A group of young people from the Selly Park/Stirchley area have started Birmingham Bike Foundry, a worker co-op with the aim of bringing the health, environmental and transport benefits of cycling to more people. They are all keen cyclists, who hope to bring elements of vibrant bicycle cultures from other major cities like London and Manchester to Birmingham, while creating engagement in their community and worthwhile employment for themselves.
Birmingham Bike Foundry runs as a not-for-profit, worker controlled co-operative with two main strands of activity. Firstly, they take on donated, unwanted bikes and refurbish them for resale. This means fewer bikes going to waste and more affordable two-wheelers available to the general public. If you have any bikes or parts going to waste in the shed, don’t bin them: let Birmingham Bike Foundry give them a new lease of life. City dumps encourage discarding of bicycles – the sign which identifies the metal bin at one of our waste centres actually has an image of a bike on it. However, most bikes can get out on the road again in no time with a bit of attention from a skilled mechanic. This is far more environmentally friendly than being melted down or, even worse, ending up as landfill.

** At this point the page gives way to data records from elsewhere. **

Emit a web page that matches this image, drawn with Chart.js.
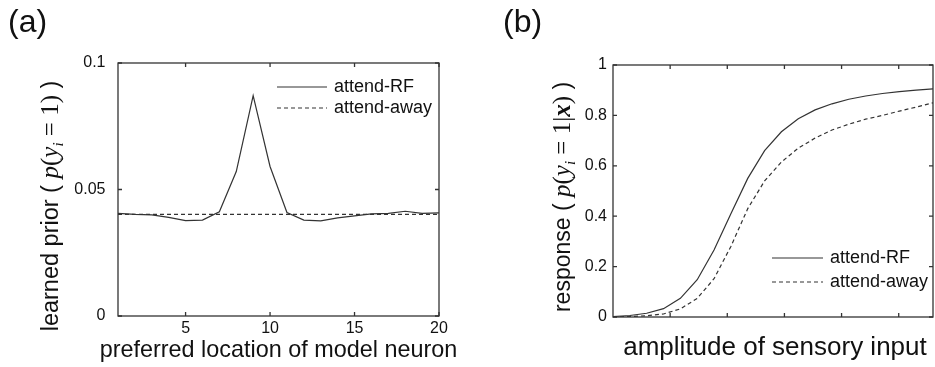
<!DOCTYPE html>
<html>
<head>
<meta charset="utf-8">
<script src="https://cdn.jsdelivr.net/npm/chart.js@4/dist/chart.umd.min.js"></script>
<style>
body { margin: 0; background: #fff; }
#wrap { position: relative; width: 935px; height: 367px; }
canvas { position: absolute; top: 0; }
#cA { left: 0; }
#cB { left: 470px; }
</style>
</head>
<body>
<div id="wrap">
	<canvas id="cA" width="470" height="367"></canvas>
	<canvas id="cB" width="465" height="367"></canvas>
</div>
<script>
// (a) 學到的 prior，每個 model neuron 一個值
var neuronIdx = [1, 2, 3, 4, 5, 6, 7, 8, 9, 10, 11, 12, 13, 14, 15, 16, 17, 18, 19, 20];
var priorRF = [0.0406, 0.0402, 0.0400, 0.0390, 0.0377, 0.0379, 0.0412, 0.0571, 0.0871, 0.0591,
	0.0409, 0.0379, 0.0376, 0.0388, 0.0396, 0.0404, 0.0406, 0.0414, 0.0406, 0.0408];
var priorAway = [0.0402, 0.0402, 0.0402, 0.0402, 0.0402, 0.0402, 0.0402, 0.0402, 0.0402, 0.0402,
	0.0402, 0.0402, 0.0402, 0.0402, 0.0402, 0.0402, 0.0402, 0.0402, 0.0402, 0.0402];
var priorTicksX = [5, 10, 15, 20];
var priorTicksY = [0, 0.05, 0.1];
var priorLabelsY = ['0', '0.05', '0.1'];

// (b) response vs. amplitude
var amplitude = [0, 0.295, 0.589, 0.884, 1.179, 1.474, 1.768, 2.063, 2.358, 2.653,
	2.947, 3.242, 3.537, 3.832, 4.126, 4.421, 4.716, 5.011, 5.305, 5.6];
var respRF = [0.002, 0.006, 0.015, 0.033, 0.074, 0.148, 0.266, 0.41, 0.55, 0.66,
	0.735, 0.787, 0.822, 0.846, 0.864, 0.877, 0.887, 0.894, 0.9, 0.905];
var respAway = [0, 0.002, 0.005, 0.012, 0.032, 0.074, 0.152, 0.28, 0.43, 0.54,
	0.615, 0.67, 0.71, 0.742, 0.765, 0.785, 0.8, 0.817, 0.833, 0.85];
var ampTicks = [1, 2, 3, 4, 5];
var respTicksY = [0, 0.2, 0.4, 0.6, 0.8, 1];
var respLabelsY = ['0', '0.2', '0.4', '0.6', '0.8', '1'];

var seriesNames = ['attend-RF', 'attend-away'];
var ink = '#333';
var sans = '"Liberation Sans", Arial, sans-serif';
var serif = '"Liberation Serif", "Times New Roman", serif';

function toPoints(xs, ys){
	return xs.map((x, i) => ({x: x, y: ys[i]}));
}

// 外框 + 朝內的刻度線 (MATLAB 風格)
var boxTicks = {
	id: 'boxTicks',
	afterDatasetsDraw(chart){
		var ctx = chart.ctx;
		var a = chart.chartArea;
		var xs = chart.scales.x;
		var ys = chart.scales.y;
		var len = 4;
		ctx.save();
		ctx.strokeStyle = ink;
		ctx.lineWidth = 1.3;
		ctx.setLineDash([]);
		ctx.strokeRect(a.left, a.top, a.right - a.left, a.bottom - a.top);
		ctx.beginPath();
		xs.ticks.forEach(t => {
			var px = xs.getPixelForValue(t.value);
			ctx.moveTo(px, a.bottom); ctx.lineTo(px, a.bottom - len);
			ctx.moveTo(px, a.top); ctx.lineTo(px, a.top + len);
		});
		ys.ticks.forEach(t => {
			var py = ys.getPixelForValue(t.value);
			ctx.moveTo(a.left, py); ctx.lineTo(a.left + len, py);
			ctx.moveTo(a.right, py); ctx.lineTo(a.right - len, py);
		});
		ctx.stroke();
		ctx.restore();
	}
};

// 圖例、面板標籤、x 軸標題、含數學式的 y 軸標題
var figText = {
	id: 'figText',
	afterDraw(chart, args, opts){
		var ctx = chart.ctx;
		var a = chart.chartArea;
		ctx.save();
		ctx.fillStyle = '#111';
		ctx.textBaseline = 'alphabetic';
		ctx.textAlign = 'left';

		ctx.font = '32px ' + sans;
		ctx.fillText(opts.tag, opts.tagX, opts.tagY);

		// x title (自己畫，Chart.js 的 title 會被 maxWidth 壓扁)
		ctx.font = opts.xTitle.size + 'px ' + sans;
		ctx.textAlign = 'center';
		ctx.fillText(opts.xTitle.text, (a.left + a.right) / 2 + (opts.xTitle.dx || 0), opts.xTitle.y);
		ctx.textAlign = 'left';

		// legend
		var lg = opts.legend;
		chart.data.datasets.forEach((ds, i) => {
			var y = lg.y + i * lg.step;
			ctx.strokeStyle = ds.borderColor;
			ctx.lineWidth = ds.borderWidth;
			ctx.setLineDash(ds.borderDash || []);
			ctx.beginPath();
			ctx.moveTo(lg.x, y);
			ctx.lineTo(lg.x + lg.len, y);
			ctx.stroke();
			ctx.setLineDash([]);
			ctx.font = lg.size + 'px ' + sans;
			ctx.textBaseline = 'middle';
			ctx.fillText(ds.label, lg.x + lg.len + lg.gap, y);
		});

		// rotated y title
		var yt = opts.yTitle;
		ctx.textBaseline = 'alphabetic';
		var total = 0;
		yt.segs.forEach(s => { ctx.font = s.f; total += ctx.measureText(s.t).width; });
		ctx.translate(yt.x, yt.cy);
		ctx.rotate(-Math.PI / 2);
		var cx = -total / 2;
		yt.segs.forEach(s => {
			ctx.font = s.f;
			ctx.fillText(s.t, cx, s.dy || 0);
			cx += ctx.measureText(s.t).width;
		});
		ctx.restore();
	}
};

function baseScales(o){
	return {
		x: {
			type: 'linear', min: o.xMin, max: o.xMax,
			afterBuildTicks: s => { s.ticks = o.xTicks.map(v => ({value: v})); },
			afterFit: s => { s.height = o.xHeight; s.paddingLeft = 0; s.paddingRight = 0; },
			grid: {display: false, drawTicks: false},
			border: {display: false},
			ticks: {
				display: o.xLabels, padding: 3, color: '#111',
				font: {family: sans, size: o.tickSize},
				callback: v => String(v),
			},
		},
		y: {
			type: 'linear', min: o.yMin, max: o.yMax,
			afterBuildTicks: s => { s.ticks = o.yTicks.map(v => ({value: v})); },
			afterFit: s => { s.width = o.yWidth; s.paddingTop = 0; s.paddingBottom = 0; },
			grid: {display: false, drawTicks: false},
			border: {display: false},
			ticks: {
				padding: o.yPad, color: '#111',
				font: {family: sans, size: o.tickSize},
				callback: (v, i) => o.yLabels[i],
			},
		},
	};
}

function lineSet(label, pts, dash){
	return {
		label: label,
		data: pts,
		showLine: true,
		borderColor: ink,
		borderWidth: 1.2,
		borderDash: dash,
		pointRadius: 0,
		tension: 0,
		fill: false,
	};
}

Chart.defaults.font.family = sans;

new Chart(document.getElementById('cA'), {
	type: 'scatter',
	data: {
		datasets: [
			lineSet(seriesNames[0], toPoints(neuronIdx, priorRF), []),
			lineSet(seriesNames[1], toPoints(neuronIdx, priorAway), [4, 3]),
		],
	},
	options: {
		responsive: false,
		animation: false,
		devicePixelRatio: 1,
		layout: {padding: {left: 0, top: 63, right: 31, bottom: 0}},
		scales: baseScales({
			xMin: 1, xMax: 20, xTicks: priorTicksX, xLabels: true, xHeight: 51,
			yMin: 0, yMax: 0.1, yTicks: priorTicksY, yLabels: priorLabelsY,
			yWidth: 118, yPad: 12.5, tickSize: 16,
		}),
		plugins: {
			legend: {display: false},
			tooltip: {enabled: false},
			figText: {
				tag: '(a)', tagX: 8, tagY: 32,
				xTitle: {text: 'preferred location of model neuron', size: 23.4, y: 357},
				legend: {x: 277, y: 87, step: 21, len: 50, gap: 7, size: 18},
				yTitle: {
					x: 58, cy: 206,
					segs: [
						{t: 'learned prior ( ', f: '23.5px ' + sans},
						{t: 'p', f: 'italic 25px ' + serif},
						{t: '(', f: '25px ' + serif},
						{t: 'y', f: 'italic 25px ' + serif},
						{t: 'i', f: 'italic 15px ' + serif, dy: 5},
						{t: ' = 1', f: '25px ' + serif},
						{t: ')', f: '25px ' + serif},
						{t: ' )', f: '23.5px ' + sans},
					],
				},
			},
		},
	},
	plugins: [boxTicks, figText],
});

new Chart(document.getElementById('cB'), {
	type: 'scatter',
	data: {
		datasets: [
			lineSet(seriesNames[0], toPoints(amplitude, respRF), []),
			lineSet(seriesNames[1], toPoints(amplitude, respAway), [4, 3]),
		],
	},
	options: {
		responsive: false,
		animation: false,
		devicePixelRatio: 1,
		layout: {padding: {left: 0, top: 65, right: 2, bottom: 0}},
		scales: baseScales({
			xMin: 0, xMax: 5.6, xTicks: ampTicks, xLabels: false, xHeight: 50,
			yMin: 0, yMax: 1, yTicks: respTicksY, yLabels: respLabelsY,
			yWidth: 143, yPad: 6, tickSize: 16,
		}),
		plugins: {
			legend: {display: false},
			tooltip: {enabled: false},
			figText: {
				tag: '(b)', tagX: 33, tagY: 32,
				xTitle: {text: 'amplitude of sensory input', size: 26, y: 355, dx: 2},
				legend: {x: 302, y: 258, step: 24, len: 51, gap: 7, size: 18},
				yTitle: {
					x: 100, cy: 197,
					segs: [
						{t: 'response ( ', f: '23px ' + sans},
						{t: 'p', f: 'italic 25px ' + serif},
						{t: '(', f: '25px ' + serif},
						{t: 'y', f: 'italic 25px ' + serif},
						{t: 'i', f: 'italic 15px ' + serif, dy: 5},
						{t: ' = 1', f: '25px ' + serif},
						{t: '|', f: '25px ' + serif},
						{t: 'x', f: 'italic bold 25px ' + serif},
						{t: ')', f: '25px ' + serif},
						{t: ' )', f: '23px ' + sans},
					],
				},
			},
		},
	},
	plugins: [boxTicks, figText],
});
</script>
</body>
</html>
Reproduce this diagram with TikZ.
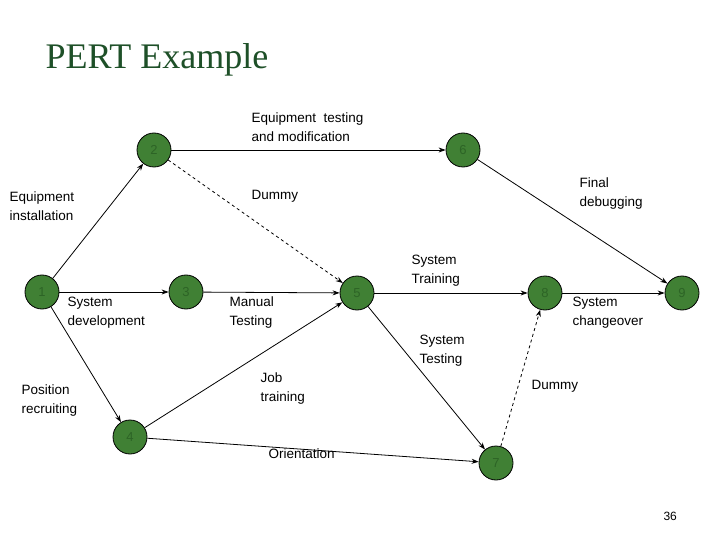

The second strand of Birmingham Bike Foundry’s work is training. Their aim is to create more confident cyclists who are not stranded by basic technical faults, so they offer courses at all levels in both cycling skills and mechanics. Classes vary from beginners’ basics to more advanced skills like wheel building. Their trained staff are evenly split between genders and in an effort to support female cyclists – who are fewer in number and statistically more at risk on the roads than male riders – they offer women only classes and rides.